Age nine – At recess one day, best friend Marlo said to Brian, the boy I had a huge crush on at the time, “Don’t you think Mae needs a bra?” I even remember the shirt I was wearing. It had a koala bear iron-on that said ‘I need wuvvin’, too!’ My dear Dad took me to the mall that evening to buy my first mammary support system. Gawd.

Age ten – My friend Cheryl punched one of the schoolteachers, Mrs. Phipps, in the nose. Mrs. Phipps was a nasty old bitch and totally had it coming. Cheryl was one badass mofo.
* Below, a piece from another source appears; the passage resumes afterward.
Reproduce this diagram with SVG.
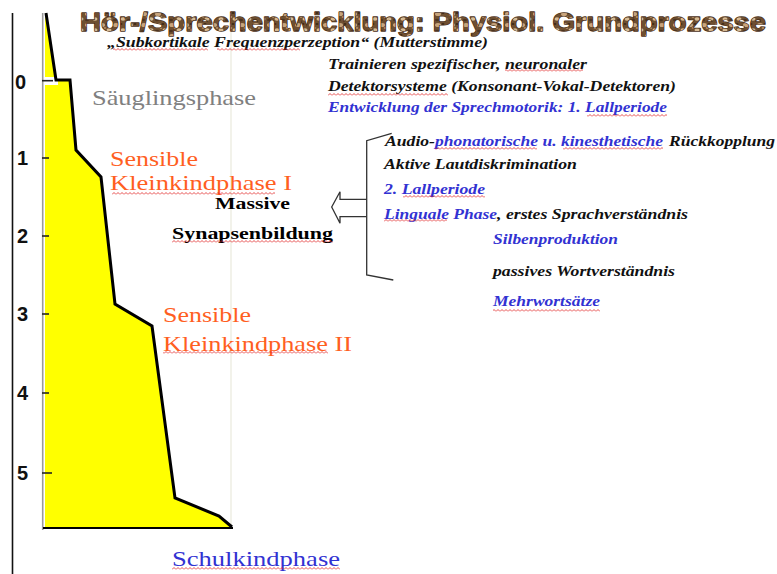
<svg xmlns="http://www.w3.org/2000/svg" width="777" height="574" viewBox="0 0 777 574">
  <style>
    .num { font-family: "Liberation Sans", Arial, sans-serif; font-weight: bold; font-size: 20px; fill: #111; }
    .phase { font-family: "Liberation Serif", "Times New Roman", serif; font-size: 22px; }
    .orange { fill: #ff5f1f; }
    .note { font-family: "Liberation Serif", "Times New Roman", serif; font-style: italic; font-weight: bold; font-size: 15px; }
    .blk { fill: #111; }
    .blu { fill: #3232d2; }
    .syn { font-family: "Liberation Serif", "Times New Roman", serif; font-weight: bold; font-size: 16px; fill: #000; }
    .squig { fill: url(#squiggle); }
  </style>
  <defs>
    <!-- stone-like texture for the heading -->
    <pattern id="stone" patternUnits="userSpaceOnUse" width="14" height="11">
      <rect width="14" height="11" fill="#6e4f31"/>
      <ellipse cx="4" cy="3" rx="3" ry="2" fill="#c9a57c"/>
      <ellipse cx="11" cy="8" rx="2.5" ry="1.8" fill="#d8bb93"/>
      <ellipse cx="9" cy="2" rx="1.5" ry="1" fill="#3f2a18"/>
      <ellipse cx="3" cy="9" rx="2" ry="1.2" fill="#4d3420"/>
      <ellipse cx="7" cy="6" rx="1.3" ry="1" fill="#b08a60"/>
    </pattern>
    <!-- red spell-check squiggle -->
    <pattern id="squiggle" patternUnits="userSpaceOnUse" width="4" height="3">
      <path d="M0 2.5 L2 0.5 L4 2.5" fill="none" stroke="#e02020" stroke-width="0.8"/>
    </pattern>
  </defs>

  <rect width="777" height="574" fill="#ffffff"/>

  <!-- chart -->
  <g id="chart">
    <line x1="231" y1="13" x2="231" y2="528" stroke="#f2f2ea" stroke-width="2"/>
    <line x1="12.5" y1="13" x2="12.5" y2="574" stroke="#111" stroke-width="1.6"/>
    <line x1="42.7" y1="13" x2="42.7" y2="530" stroke="#9a9a9a" stroke-width="1.6"/>
    <polygon points="45,20 46,13 56,80 70,80 76,150 101,177 115,304 152,326 175,498 219,516 232,527 45,527" fill="#ffff00"/>
    <rect x="44" y="77" width="14" height="8" fill="#ffffff"/>
    <polyline points="46,13 56,80 70,80 76,150 101,177 115,304 152,326 175,498 219,516 232,527" fill="none" stroke="#000" stroke-width="3" stroke-linejoin="miter"/>
    <line x1="43" y1="528" x2="233" y2="528" stroke="#000" stroke-width="2"/>
    <g stroke="#222" stroke-width="1.6">
      <line x1="42" y1="80.7" x2="53" y2="80.7"/>
      <line x1="42" y1="158" x2="49" y2="158"/>
      <line x1="42" y1="236" x2="49" y2="236"/>
      <line x1="42" y1="314" x2="49" y2="314"/>
      <line x1="42" y1="393" x2="49" y2="393"/>
      <line x1="42" y1="473" x2="52" y2="473"/>
    </g>
    <text class="num" x="15" y="89">0</text>
    <text class="num" x="17" y="165">1</text>
    <text class="num" x="17" y="243">2</text>
    <text class="num" x="17" y="321">3</text>
    <text class="num" x="17" y="400">4</text>
    <text class="num" x="17" y="480">5</text>
  </g>

  <!-- heading -->
  <g id="title">
    <text x="80" y="31" font-family="'Liberation Sans', Arial, sans-serif" font-weight="bold" font-size="25" fill="url(#stone)" stroke="#4a3018" stroke-width="1.3" stroke-linejoin="round" paint-order="stroke" textLength="686" lengthAdjust="spacingAndGlyphs">Hör-/Sprechentwicklung: Physiol. Grundprozesse</text>
  </g>

  <!-- phase labels -->
  <g id="phase-saeugling">
    <text class="phase" x="92" y="105" fill="#808080" textLength="164" lengthAdjust="spacingAndGlyphs">Säuglingsphase</text>
  </g>
  <g id="phase-klein1">
    <text class="phase orange" x="110" y="166" textLength="88" lengthAdjust="spacingAndGlyphs">Sensible</text>
    <text class="phase orange" x="110" y="190" textLength="182" lengthAdjust="spacingAndGlyphs">Kleinkindphase I</text>
    <rect class="squig" x="112" y="192" width="163" height="3"/>
  </g>
  <g id="phase-klein2">
    <text class="phase orange" x="163" y="322" textLength="88" lengthAdjust="spacingAndGlyphs">Sensible</text>
    <text class="phase orange" x="163" y="351" textLength="189" lengthAdjust="spacingAndGlyphs">Kleinkindphase II</text>
    <rect class="squig" x="163" y="351" width="165" height="3"/>
  </g>
  <g id="phase-schul">
    <text class="phase" x="172" y="566" fill="#3232d2" textLength="168" lengthAdjust="spacingAndGlyphs">Schulkindphase</text>
    <rect class="squig" x="172" y="567" width="168" height="3"/>
  </g>

  <!-- synapse label -->
  <g id="synapsen">
    <text class="syn" x="215" y="209" textLength="75" lengthAdjust="spacingAndGlyphs">Massive</text>
    <text class="syn" x="172" y="239" textLength="161" lengthAdjust="spacingAndGlyphs">Synapsenbildung</text>
    <rect class="squig" x="172" y="240" width="161" height="3"/>
  </g>

  <!-- upper notes -->
  <g id="notes-top">
    <text class="note blk" x="107" y="47" font-size="12.5" textLength="381" lengthAdjust="spacingAndGlyphs">„Subkortikale Frequenzperzeption“ (Mutterstimme)</text>
    <rect class="squig" x="113" y="48" width="95" height="3"/>
    <rect class="squig" x="217" y="48" width="83" height="3"/>
    <text class="note blk" x="328" y="69" font-size="14" textLength="259" lengthAdjust="spacingAndGlyphs">Trainieren spezifischer, neuronaler</text>
    <rect class="squig" x="505" y="69" width="78" height="3"/>
    <text class="note blk" x="328" y="91" font-size="14" textLength="348" lengthAdjust="spacingAndGlyphs">Detektorsysteme (Konsonant-Vokal-Detektoren)</text>
    <rect class="squig" x="328" y="93" width="120" height="3"/>
    <text class="note blu" x="328" y="112" font-size="14" textLength="339" lengthAdjust="spacingAndGlyphs">Entwicklung der Sprechmotorik: 1. Lallperiode</text>
    <rect class="squig" x="587" y="114" width="80" height="3"/>
  </g>

  <!-- connectors: hollow arrow and bracket -->
  <g id="connectors" fill="none" stroke="#333" stroke-width="1.3">
    <path d="M366.7 199.3 L340 199.3 L340 191.7 L331.7 207 L340 223.3 L340 216.7 L366.7 216.7" fill="#fff"/>
    <path d="M391.7 133.3 L366.7 140.7 L366.7 275 L393.3 280"/>
  </g>

  <!-- right notes -->
  <g id="notes-right">
    <text class="note blk" x="385" y="146" textLength="50" lengthAdjust="spacingAndGlyphs">Audio-</text>
    <text class="note blu" x="435" y="146" textLength="228" lengthAdjust="spacingAndGlyphs">phonatorische u. kinesthetische</text>
    <text class="note blk" x="669" y="146" font-style="normal" textLength="106" lengthAdjust="spacingAndGlyphs">Rückkopplung</text>
    <rect class="squig" x="435" y="147" width="102" height="3"/>
    <rect class="squig" x="563" y="147" width="100" height="3"/>

    <text class="note blk" x="384" y="169" textLength="193" lengthAdjust="spacingAndGlyphs">Aktive Lautdiskrimination</text>

    <text class="note blu" x="384" y="194" textLength="101" lengthAdjust="spacingAndGlyphs">2. Lallperiode</text>
    <rect class="squig" x="403" y="195" width="82" height="3"/>

    <text class="note blu" x="384" y="219" textLength="113" lengthAdjust="spacingAndGlyphs">Linguale Phase</text>
    <text class="note blk" x="497" y="219" textLength="191" lengthAdjust="spacingAndGlyphs">, erstes Sprachverständnis</text>
    <rect class="squig" x="384" y="219" width="63" height="3"/>

    <text class="note blu" x="493" y="244" textLength="125" lengthAdjust="spacingAndGlyphs">Silbenproduktion</text>
    <text class="note blk" x="493" y="276" textLength="182" lengthAdjust="spacingAndGlyphs">passives Wortverständnis</text>
    <text class="note blu" x="493" y="306" textLength="107" lengthAdjust="spacingAndGlyphs">Mehrwortsätze</text>
    <rect class="squig" x="493" y="309" width="107" height="3"/>
  </g>
</svg>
This idea was taken from prompt #47 in Maggie Mason's new book "No One Cares What You Had for Lunch: 100 Ideas for Your Blog".

Friday, August 24, 2007


Its savage and its cruel
And it shines like destruction
Comes in like the flood
And it seems like religion
Its noble and its brutal
It distorts and deranges
And it wrenches you up
And youre left like a zombie

~Annie Lennox

Wednesday, March 21, 2007

Porn - D.I. Style

The following post previously published (by me) at the RoyceRants forum.

One day last week on the way home from work, we spotted a familiar person hitching a ride on Kuakini. It was our former Gradall operator, Bobbo. Defining Bobbo and his eccentricity is for another post, but I am compelled to share a story today. Another former co-worker of ours owns an "adult toy shop" in the Captain Cook area. Needless to say, I've never visited the shop. But Bobbo has! Oh yes, Bobbo has, indeed. He was in the store not too long ago to visit the former co-worker and had a look around at the merchandise while he was there. According to Bobbo, most of the inventory in the shop is USED! Not just videos and mags, my friends, but the toys themselves. USED. USED.SEX.TOYS!

So yeah. If you're in the market for some gently used porn, just swing by Adult Phantasy in Captain Cook.

Friday, February 02, 2007

What Happened?

How on earth two whole years have passed since I started this "blog thing" is beyond me. I'm sure these people are wondering "what happened"? as well. They are all celebrating birthdays in February:

February 05 - Lisa A.
February 10 - Lisa P.
February 13 - Kelly
February 17 - Kayne
February 17 - Jean

Happy Birthday to all of you. Hope 2007 is spectacular!


P.S. Be sure to wear your birthday suit often before it gets all wrinkly.

Thursday, January 25, 2007

Moments of Mortification

I'm sure this will end up being a series of posts, but for now, I present you with this gem:

Friday night and we're out at the usual spot, LuLu's. Everybody is having a great time, and I've gone the entire evening without making an ass of myself. And then...

I walked to the upper bar at about 1:00a to see what was happening. My least favorite bartender was working. Now mind you, on a normal, sunny, sober day, I can't stand the sight of this guy. He's rude and abrasive and generally just a jerk. Actually reminds me of an ex. So I am sitting there with a friend chatting, and suddenly I am possessed by what I can only assume was the DEVIL HIMSELF. I leaned across the bar and said "Hey ____, we should just make out already and get it over with."! Where did that come from? Not even I can answer that one. It gets better...his girlfriend was sitting five feet away when I made this not-at-all-quiet request.

I almost made it through the entire night without doing anything stupid! I guess the whole night was too much to hope for considering the number of rum drinks I consumed.

The End.

Friday, January 05, 2007

Happy New Year!

And happy it will be. Big Head Todd & The Monsters are coming to the Big Island for AN ENTIRE WEEK in May. They are playing two shows at the Prince Hapuna in Waikoloa. I plan to stay for the entire week and try not to drool on myself in front of Todd Park Mohr. It would be really great if my knees didn't turn to jelly, too. So if the universe could just go ahead and make that happen, that'd be great.